For this episode of the Local Energy Rules Podcast, host John Farrell is joined by Tony Bartelme, projects writer for Charleston’s The Post and Courier. They discuss how utilities have wagered and lost billions of customer dollars, why customers are on the hook when utilities take financial risks, and how unhappy customers can counter utility power grabs.
Listen to the full episode and explore more resources below — including a transcript and summary of the conversation.
South Carolina’s Utility Scandal is Not Unique
In what Bartelme calls one of South Carolina’s biggest scandals, electric utilities in the state spent nine billion dollars on the V.C. Summer nuclear power plant, yet have nothing to show for it. The project was abandoned after lengthy delays and mismanagement. Many key players will face repercussions for their poor decisions — utility executives have been charged with fraud — but where was this oversight before the money was spent?
In South Carolina, the utility regulators were asleep at the wheel
Bartelme wrote about the V.C. Summer expansion and other failed utility projects in a 2017 article for The Post and Courier. The article uncovers how utilities not only deceived or lied to regulators, but how they lobbied to change the rules in the first place, allowing them to place more financial risk on their ratepayers.

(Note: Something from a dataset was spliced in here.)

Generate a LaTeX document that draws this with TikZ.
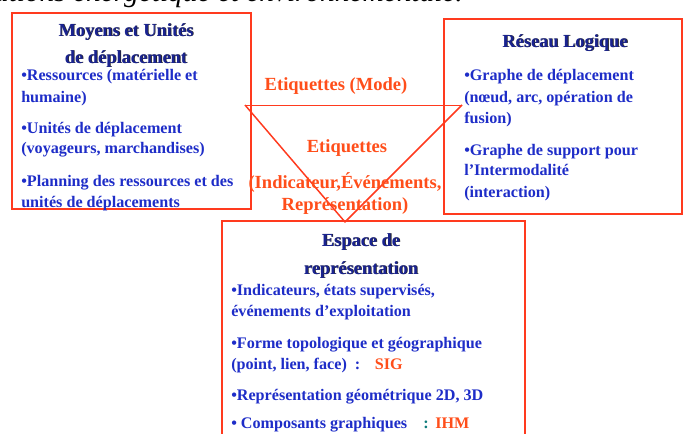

No Need to Break Rules When You Can Re-Write Them
Utilities lobby state legislators and regulators for the rules they want. Worst of all, they spend customer dollars on political maneuvering to ultimately line the pockets of shareholders. South Carolina’s Base Load Review Act, for example, allowed the utilities to charge their customers for the nuclear plant as they were constructing it. The South Carolina Legislature repealed the Base Load Review Act in 2018. Although it was too late to recoup the nine billion dollars, the legislature could at least protect utility customers from a repeated disaster.
Georgia utilities similarly wasted billions of dollars on a nuclear power plant. In this case, however, the utilities did not accept defeat and walk away. They have poured a total of 34 billion dollars into the Vogtle nuclear plant, which the utility customers will be responsible for.
Farrell and Bartelme discuss how utilities could be held accountable for their reckless spending or even prevented from spending recklessly in the first place. Colorado just passed a law that prohibits utilities from spending ratepayer money on politics. Bartelme hopes that people will continue to read Power Failure, learn about utility monopolies, and pressure their regulators for change.